Some stereotypes are based in fact or at the very least, supported by experience. Black folks are gonna be about 15 minutes late. Mexicans know their way around a lawn. Asians keep a nail shop handy. And white folks don’t have a healthy fear of Mother Nature.
This stereotype about white folks is precisely why there is a 22-foot, 12,000 lb killer whale in a swimming pool in the middle of a theme park being massaged (WTF?) while thousands of people a day look on. (click here) Every year, hard earned tax dollars are spent rescuing white folks from bears and antelopes, from avalanches and tornados, from tinfoil balloons and bungee cords…the list goes on and on. Talk about the deficit!
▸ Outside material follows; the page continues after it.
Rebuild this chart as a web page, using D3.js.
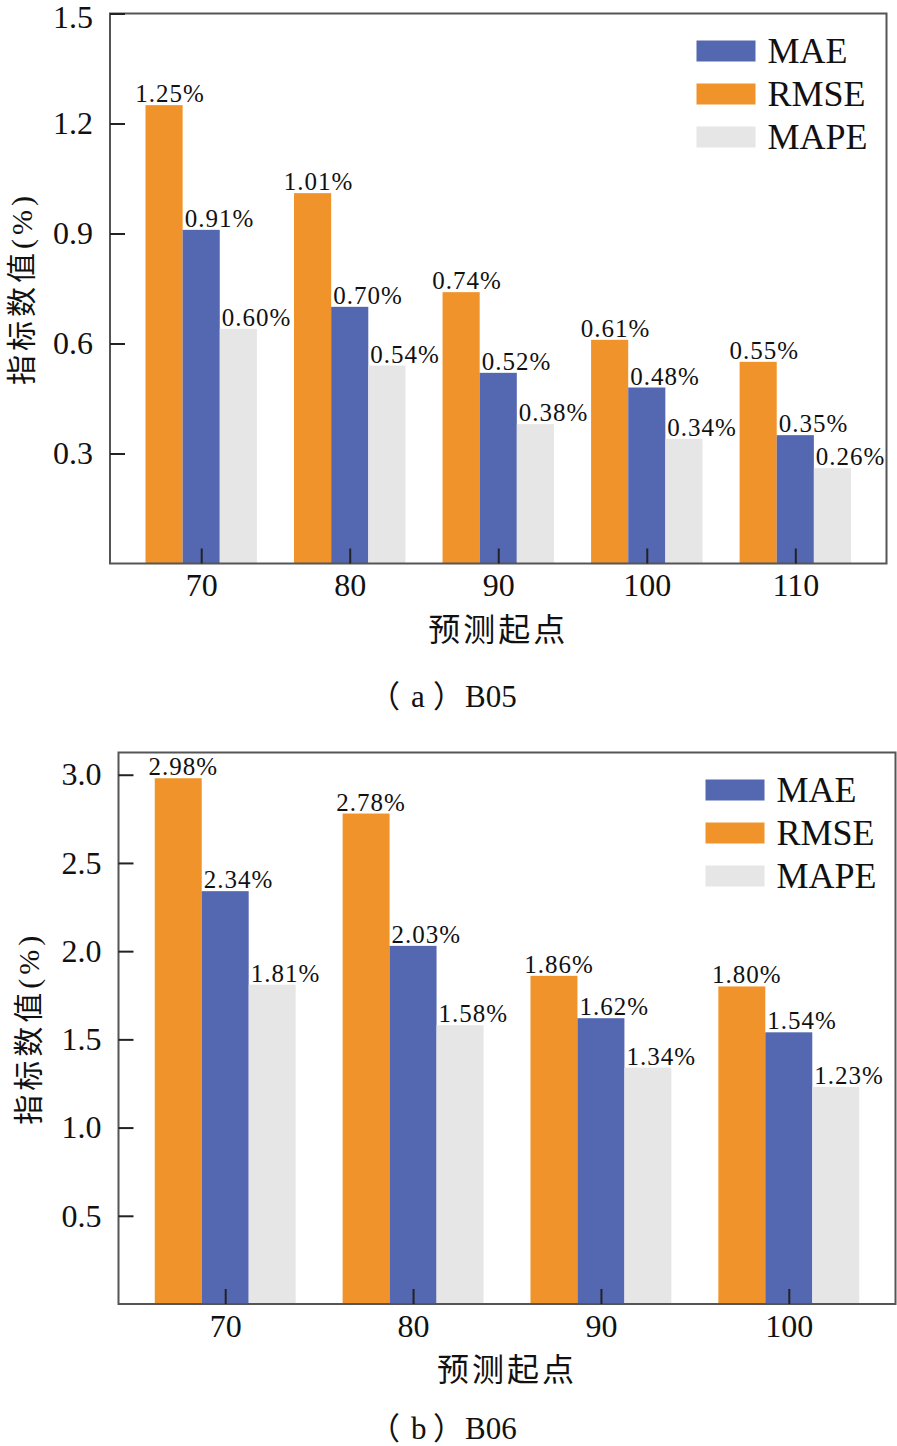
<!DOCTYPE html>
<html>
<head>
<meta charset="utf-8">
<script src="https://cdn.jsdelivr.net/npm/d3@7"></script>
<style>
  html, body { margin: 0; padding: 0; background: #fff; }
  svg { display: block; }
</style>
</head>
<body>
<script>
// ---------- data ----------
const categoriesA = ["70", "80", "90", "100", "110"];
const maeA  = [0.91, 0.70, 0.52, 0.48, 0.35];
const rmseA = [1.25, 1.01, 0.74, 0.61, 0.55];
const mapeA = [0.64, 0.54, 0.38, 0.34, 0.26];      // bar heights as drawn
const mapeLabelA = [0.60, 0.54, 0.38, 0.34, 0.26]; // values printed above bars
const ticksA = [0.3, 0.6, 0.9, 1.2, 1.5];

const categoriesB = ["70", "80", "90", "100"];
const maeB  = [2.34, 2.03, 1.62, 1.54];
const rmseB = [2.98, 2.78, 1.86, 1.80];
const mapeB = [1.81, 1.58, 1.34, 1.23];
const ticksB = [0.5, 1.0, 1.5, 2.0, 2.5, 3.0];

const seriesOrder = ["RMSE", "MAE", "MAPE"];
const legendOrder = ["MAE", "RMSE", "MAPE"];
const colors = { MAE: "#5468B1", RMSE: "#F0932A", MAPE: "#E6E6E6" };

const yTitle = "指标数值(%)";
const xTitle = "预测起点";

const serif = "'Liberation Serif', 'Times New Roman', 'Noto Sans CJK SC', serif";
const cjk = "'Noto Sans CJK SC', 'Liberation Serif', sans-serif";

const svg = d3.select("body").append("svg").attr("width", 897).attr("height", 1446);

function panel(cfg) {
  const g = svg.append("g");
  const x = d3.scalePoint().domain(cfg.categories).range([cfg.left, cfg.right]).padding(cfg.xPad);
  const step = x.step();
  const inner = d3.scaleBand().domain(seriesOrder).range([-0.375 * step, 0.375 * step]);
  const y = d3.scaleLinear().domain([0, cfg.yMax]).range([cfg.bottom, cfg.top]);

  const series = {
    RMSE: { values: cfg.rmse, labels: cfg.rmse },
    MAE: { values: cfg.mae, labels: cfg.mae },
    MAPE: { values: cfg.mape, labels: cfg.mapeLabel || cfg.mape }
  };

  // bars
  seriesOrder.forEach(s => {
    const data = cfg.categories.map((c, i) => ({ c, v: series[s].values[i], l: series[s].labels[i] }));
    g.append("g").selectAll("rect").data(data).join("rect")
      .attr("x", d => x(d.c) + inner(s))
      .attr("y", d => y(d.v))
      .attr("width", inner.bandwidth())
      .attr("height", d => y(0) - y(d.v))
      .attr("fill", colors[s]);
    g.append("g").selectAll("text").data(data).join("text")
      .attr("x", d => s === "RMSE" ? x(d.c) + inner(s) + inner.bandwidth() / 2 + cfg.rmseLabelShift
                                   : x(d.c) + inner(s) + 2)
      .attr("y", d => y(d.v) - 3)
      .attr("text-anchor", s === "RMSE" ? "middle" : "start")
      .attr("font-family", serif)
      .attr("font-size", 25)
      .attr("letter-spacing", 1)
      .attr("fill", "#111")
      .text(d => d3.format(".2f")(d.l) + "%");
  });

  // frame
  g.append("rect")
    .attr("x", cfg.left).attr("y", cfg.top)
    .attr("width", cfg.right - cfg.left).attr("height", cfg.bottom - cfg.top)
    .attr("fill", "none").attr("stroke", "#555").attr("stroke-width", 2);

  // y axis (ticks inward)
  const ya = g.append("g").attr("transform", `translate(${cfg.left},0)`)
    .call(d3.axisLeft(y).tickValues(cfg.ticks).tickFormat(d3.format(".1f"))
      .tickSizeInner(-15).tickSizeOuter(0).tickPadding(17));
  ya.select(".domain").remove();
  ya.selectAll("line").attr("stroke", "#222").attr("stroke-width", 2);
  ya.selectAll("text").attr("font-family", serif).attr("font-size", 32).attr("fill", "#111")
    .attr("dy", d => (y(d) - cfg.top < 12) ? "0.45em" : "0.32em");

  // x axis (ticks inward)
  const xa = g.append("g").attr("transform", `translate(0,${cfg.bottom})`)
    .call(d3.axisBottom(x).tickSizeInner(-15).tickSizeOuter(0).tickPadding(10));
  xa.select(".domain").remove();
  xa.selectAll("line").attr("stroke", "#222").attr("stroke-width", 2);
  xa.selectAll("text").attr("font-family", serif).attr("font-size", 32).attr("fill", "#111");

  // legend
  const lg = g.append("g").attr("transform", `translate(${cfg.right - 190},${cfg.top + 27})`);
  legendOrder.forEach((s, i) => {
    lg.append("rect").attr("x", 0).attr("y", i * 43).attr("width", 59).attr("height", 21)
      .attr("fill", colors[s]);
    lg.append("text").attr("x", 71).attr("y", i * 43 + 22)
      .attr("font-family", serif).attr("font-size", 36).attr("fill", "#111").text(s);
  });

  // axis titles
  g.append("text")
    .attr("transform", `translate(${cfg.yTitleX},${(cfg.top + cfg.bottom) / 2}) rotate(-90)`)
    .attr("text-anchor", "middle").attr("dy", "0.35em")
    .attr("font-family", serif).attr("font-size", 30).attr("letter-spacing", 4)
    .attr("fill", "#111").text(yTitle);
  g.append("text")
    .attr("x", (cfg.left + cfg.right) / 2).attr("y", cfg.bottom + 77)
    .attr("text-anchor", "middle")
    .attr("font-family", cjk).attr("font-size", 32).attr("letter-spacing", 3)
    .attr("fill", "#111").text(xTitle);

  // caption: （x）Bxx
  const cap = g.append("text").attr("y", cfg.captionY)
    .attr("font-family", serif).attr("font-size", 31).attr("fill", "#111");
  cap.append("tspan").attr("x", 369).text("（");
  cap.append("tspan").attr("x", 411).text(cfg.captionLetter);
  cap.append("tspan").attr("x", 433).text("）");
  cap.append("tspan").attr("x", 465).text(cfg.captionName);
}

panel({
  categories: categoriesA, mae: maeA, rmse: rmseA, mape: mapeA, mapeLabel: mapeLabelA,
  ticks: ticksA, yMax: 1.5,
  left: 110, right: 886.5, top: 13.5, bottom: 563.5, xPad: 0.614,
  rmseLabelShift: 6, yTitleX: 21, captionLetter: "a", captionName: "B05", captionY: 707
});

panel({
  categories: categoriesB, mae: maeB, rmse: rmseB, mape: mapeB,
  ticks: ticksB, yMax: 3.126,
  left: 118.5, right: 895.5, top: 752.5, bottom: 1304, xPad: 0.568,
  rmseLabelShift: 5, yTitleX: 28, captionLetter: "b", captionName: "B06", captionY: 1439
});
</script>
</body>
</html>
Just the other day, a white friend invited me to go skydiving. (Clearly, he don’t know me like that) I just don’t get it. Where the hell are these peoples mamas? I wish I would tell my little Korean mama that I’ma fly up in a plane, tie a back pack to my dumb ass and jump out (all the while praying that there was no mixup and I’m not tumbling toward the earth at an accelerating 9.8 m/s2 multiplied by my fat ass with Little Johnny’s school books strapped to my back.) Ever get your ass nunchaku’d with some porcelain chopsticks by a lady who’s not even tall enough to ride the Tilt-a-Whirl? Try that. I guarantee you it’ll cure you of thrill seeking.
Anyway, now this trainer has been killed by the killer whale who’s named after killing because…well, it KILLS. Yet SeaWorld has no intention of discontinuing future shows. Only now, they have a whale who ain’t gonna satisfied with no damn fish or pelican chops and a pat on the nose as a reward. This whale? He wants human femur when he does a good job. Maybe a small piece of pancreas. Or perhaps a little liver…with fava beans and chianti.